◆ Aim of the exercise:
Quote the data below in full, minus the images.

··· Recorded information

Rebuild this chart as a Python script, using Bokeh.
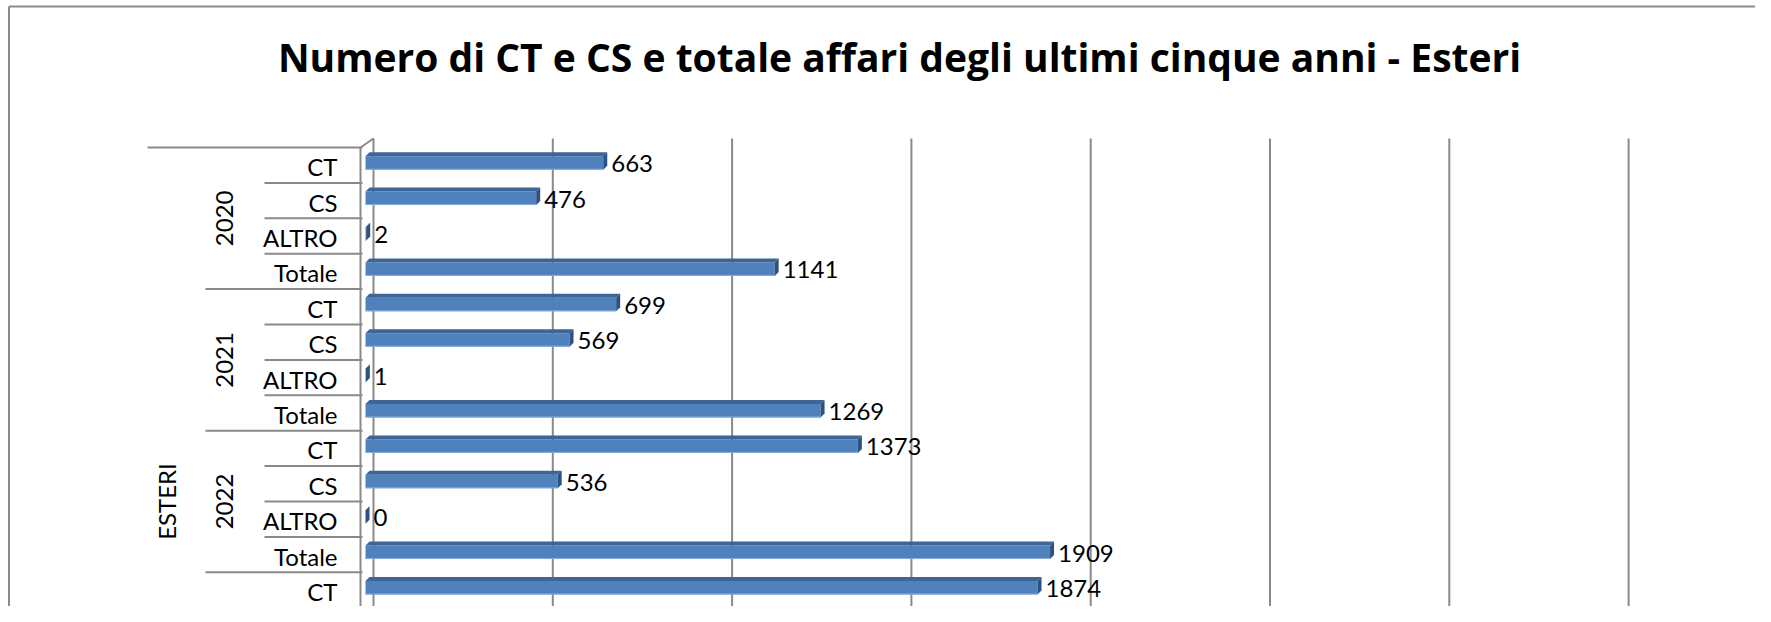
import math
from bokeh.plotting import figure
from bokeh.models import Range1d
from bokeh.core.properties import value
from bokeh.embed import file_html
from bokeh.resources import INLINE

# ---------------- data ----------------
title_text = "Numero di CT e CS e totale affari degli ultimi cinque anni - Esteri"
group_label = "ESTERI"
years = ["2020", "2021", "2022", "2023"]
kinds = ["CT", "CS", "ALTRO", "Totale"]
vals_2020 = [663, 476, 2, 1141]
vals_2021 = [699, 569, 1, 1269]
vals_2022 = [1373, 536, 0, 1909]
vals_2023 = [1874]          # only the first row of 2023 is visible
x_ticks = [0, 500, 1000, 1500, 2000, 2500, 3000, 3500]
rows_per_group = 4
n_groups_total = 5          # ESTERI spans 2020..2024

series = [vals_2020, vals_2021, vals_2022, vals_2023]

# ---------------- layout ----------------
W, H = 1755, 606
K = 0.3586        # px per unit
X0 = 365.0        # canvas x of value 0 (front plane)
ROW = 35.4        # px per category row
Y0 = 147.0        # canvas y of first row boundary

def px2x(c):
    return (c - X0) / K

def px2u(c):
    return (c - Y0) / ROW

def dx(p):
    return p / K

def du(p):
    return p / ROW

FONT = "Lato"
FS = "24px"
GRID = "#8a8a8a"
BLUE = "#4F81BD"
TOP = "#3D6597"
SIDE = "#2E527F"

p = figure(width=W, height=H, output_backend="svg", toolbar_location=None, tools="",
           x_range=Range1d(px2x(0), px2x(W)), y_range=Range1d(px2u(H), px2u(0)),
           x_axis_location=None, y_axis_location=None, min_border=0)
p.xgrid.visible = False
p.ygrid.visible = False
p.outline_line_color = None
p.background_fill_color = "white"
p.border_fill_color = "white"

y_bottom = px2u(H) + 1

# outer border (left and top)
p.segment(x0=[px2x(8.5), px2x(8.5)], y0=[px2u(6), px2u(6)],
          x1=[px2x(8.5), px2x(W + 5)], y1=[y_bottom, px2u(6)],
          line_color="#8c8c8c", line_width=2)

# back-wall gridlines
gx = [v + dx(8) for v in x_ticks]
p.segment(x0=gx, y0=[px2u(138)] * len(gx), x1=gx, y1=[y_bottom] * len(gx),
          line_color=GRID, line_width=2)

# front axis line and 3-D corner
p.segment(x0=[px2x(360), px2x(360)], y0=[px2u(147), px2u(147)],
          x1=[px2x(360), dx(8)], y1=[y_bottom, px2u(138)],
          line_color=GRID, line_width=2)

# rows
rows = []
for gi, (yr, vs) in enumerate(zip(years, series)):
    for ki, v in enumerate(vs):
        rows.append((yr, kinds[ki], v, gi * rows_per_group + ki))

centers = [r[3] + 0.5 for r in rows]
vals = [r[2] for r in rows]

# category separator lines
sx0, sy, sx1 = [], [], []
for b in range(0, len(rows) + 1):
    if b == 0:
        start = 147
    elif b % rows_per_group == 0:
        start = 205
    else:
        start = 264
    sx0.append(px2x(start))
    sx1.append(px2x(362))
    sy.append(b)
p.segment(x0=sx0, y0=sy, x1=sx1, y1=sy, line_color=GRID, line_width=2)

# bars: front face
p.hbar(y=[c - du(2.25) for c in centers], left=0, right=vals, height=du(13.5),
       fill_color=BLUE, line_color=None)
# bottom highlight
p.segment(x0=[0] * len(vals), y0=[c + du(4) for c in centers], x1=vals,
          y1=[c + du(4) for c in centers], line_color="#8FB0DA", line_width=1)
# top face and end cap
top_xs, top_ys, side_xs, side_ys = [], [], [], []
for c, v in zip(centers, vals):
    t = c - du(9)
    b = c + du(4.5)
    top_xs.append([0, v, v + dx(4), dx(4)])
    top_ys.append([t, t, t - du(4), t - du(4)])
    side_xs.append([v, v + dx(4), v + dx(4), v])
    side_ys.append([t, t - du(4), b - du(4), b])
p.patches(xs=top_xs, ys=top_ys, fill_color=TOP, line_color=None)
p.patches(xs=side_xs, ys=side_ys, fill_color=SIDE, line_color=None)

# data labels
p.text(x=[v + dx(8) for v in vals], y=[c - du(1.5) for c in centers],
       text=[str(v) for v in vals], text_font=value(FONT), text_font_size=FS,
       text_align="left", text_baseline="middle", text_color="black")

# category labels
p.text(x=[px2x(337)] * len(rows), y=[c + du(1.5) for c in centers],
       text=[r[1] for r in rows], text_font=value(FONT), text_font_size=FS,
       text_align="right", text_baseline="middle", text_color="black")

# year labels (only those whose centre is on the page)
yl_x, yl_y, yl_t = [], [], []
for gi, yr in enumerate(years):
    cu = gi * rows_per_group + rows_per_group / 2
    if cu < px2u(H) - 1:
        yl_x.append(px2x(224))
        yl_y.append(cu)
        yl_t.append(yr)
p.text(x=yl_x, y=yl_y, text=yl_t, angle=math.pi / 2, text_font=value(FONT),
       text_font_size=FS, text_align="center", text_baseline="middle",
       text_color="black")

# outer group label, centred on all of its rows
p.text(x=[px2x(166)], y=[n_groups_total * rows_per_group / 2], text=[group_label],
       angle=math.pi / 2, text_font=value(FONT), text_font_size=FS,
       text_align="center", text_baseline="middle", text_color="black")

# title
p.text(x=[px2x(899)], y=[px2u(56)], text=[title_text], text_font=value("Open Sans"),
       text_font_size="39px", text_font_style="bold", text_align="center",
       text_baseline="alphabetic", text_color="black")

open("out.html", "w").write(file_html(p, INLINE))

······

◆ Written solution:
Rebuild this chart as a Python script, using Bokeh.
import math
from bokeh.plotting import figure
from bokeh.models import Range1d
from bokeh.core.properties import value
from bokeh.embed import file_html
from bokeh.resources import INLINE

# ---------------- data ----------------
title_text = "Numero di CT e CS e totale affari degli ultimi cinque anni - Esteri"
group_label = "ESTERI"
years = ["2020", "2021", "2022", "2023"]
kinds = ["CT", "CS", "ALTRO", "Totale"]
vals_2020 = [663, 476, 2, 1141]
vals_2021 = [699, 569, 1, 1269]
vals_2022 = [1373, 536, 0, 1909]
vals_2023 = [1874]          # only the first row of 2023 is visible
x_ticks = [0, 500, 1000, 1500, 2000, 2500, 3000, 3500]
rows_per_group = 4
n_groups_total = 5          # ESTERI spans 2020..2024

series = [vals_2020, vals_2021, vals_2022, vals_2023]

# ---------------- layout ----------------
W, H = 1755, 606
K = 0.3586        # px per unit
X0 = 365.0        # canvas x of value 0 (front plane)
ROW = 35.4        # px per category row
Y0 = 147.0        # canvas y of first row boundary

def px2x(c):
    return (c - X0) / K

def px2u(c):
    return (c - Y0) / ROW

def dx(p):
    return p / K

def du(p):
    return p / ROW

FONT = "Lato"
FS = "24px"
GRID = "#8a8a8a"
BLUE = "#4F81BD"
TOP = "#3D6597"
SIDE = "#2E527F"

p = figure(width=W, height=H, output_backend="svg", toolbar_location=None, tools="",
           x_range=Range1d(px2x(0), px2x(W)), y_range=Range1d(px2u(H), px2u(0)),
           x_axis_location=None, y_axis_location=None, min_border=0)
p.xgrid.visible = False
p.ygrid.visible = False
p.outline_line_color = None
p.background_fill_color = "white"
p.border_fill_color = "white"

y_bottom = px2u(H) + 1

# outer border (left and top)
p.segment(x0=[px2x(8.5), px2x(8.5)], y0=[px2u(6), px2u(6)],
          x1=[px2x(8.5), px2x(W + 5)], y1=[y_bottom, px2u(6)],
          line_color="#8c8c8c", line_width=2)

# back-wall gridlines
gx = [v + dx(8) for v in x_ticks]
p.segment(x0=gx, y0=[px2u(138)] * len(gx), x1=gx, y1=[y_bottom] * len(gx),
          line_color=GRID, line_width=2)

# front axis line and 3-D corner
p.segment(x0=[px2x(360), px2x(360)], y0=[px2u(147), px2u(147)],
          x1=[px2x(360), dx(8)], y1=[y_bottom, px2u(138)],
          line_color=GRID, line_width=2)

# rows
rows = []
for gi, (yr, vs) in enumerate(zip(years, series)):
    for ki, v in enumerate(vs):
        rows.append((yr, kinds[ki], v, gi * rows_per_group + ki))

centers = [r[3] + 0.5 for r in rows]
vals = [r[2] for r in rows]

# category separator lines
sx0, sy, sx1 = [], [], []
for b in range(0, len(rows) + 1):
    if b == 0:
        start = 147
    elif b % rows_per_group == 0:
        start = 205
    else:
        start = 264
    sx0.append(px2x(start))
    sx1.append(px2x(362))
    sy.append(b)
p.segment(x0=sx0, y0=sy, x1=sx1, y1=sy, line_color=GRID, line_width=2)

# bars: front face
p.hbar(y=[c - du(2.25) for c in centers], left=0, right=vals, height=du(13.5),
       fill_color=BLUE, line_color=None)
# bottom highlight
p.segment(x0=[0] * len(vals), y0=[c + du(4) for c in centers], x1=vals,
          y1=[c + du(4) for c in centers], line_color="#8FB0DA", line_width=1)
# top face and end cap
top_xs, top_ys, side_xs, side_ys = [], [], [], []
for c, v in zip(centers, vals):
    t = c - du(9)
    b = c + du(4.5)
    top_xs.append([0, v, v + dx(4), dx(4)])
    top_ys.append([t, t, t - du(4), t - du(4)])
    side_xs.append([v, v + dx(4), v + dx(4), v])
    side_ys.append([t, t - du(4), b - du(4), b])
p.patches(xs=top_xs, ys=top_ys, fill_color=TOP, line_color=None)
p.patches(xs=side_xs, ys=side_ys, fill_color=SIDE, line_color=None)

# data labels
p.text(x=[v + dx(8) for v in vals], y=[c - du(1.5) for c in centers],
       text=[str(v) for v in vals], text_font=value(FONT), text_font_size=FS,
       text_align="left", text_baseline="middle", text_color="black")

# category labels
p.text(x=[px2x(337)] * len(rows), y=[c + du(1.5) for c in centers],
       text=[r[1] for r in rows], text_font=value(FONT), text_font_size=FS,
       text_align="right", text_baseline="middle", text_color="black")

# year labels (only those whose centre is on the page)
yl_x, yl_y, yl_t = [], [], []
for gi, yr in enumerate(years):
    cu = gi * rows_per_group + rows_per_group / 2
    if cu < px2u(H) - 1:
        yl_x.append(px2x(224))
        yl_y.append(cu)
        yl_t.append(yr)
p.text(x=yl_x, y=yl_y, text=yl_t, angle=math.pi / 2, text_font=value(FONT),
       text_font_size=FS, text_align="center", text_baseline="middle",
       text_color="black")

# outer group label, centred on all of its rows
p.text(x=[px2x(166)], y=[n_groups_total * rows_per_group / 2], text=[group_label],
       angle=math.pi / 2, text_font=value(FONT), text_font_size=FS,
       text_align="center", text_baseline="middle", text_color="black")

# title
p.text(x=[px2x(899)], y=[px2u(56)], text=[title_text], text_font=value("Open Sans"),
       text_font_size="39px", text_font_style="bold", text_align="center",
       text_baseline="alphabetic", text_color="black")

open("out.html", "w").write(file_html(p, INLINE))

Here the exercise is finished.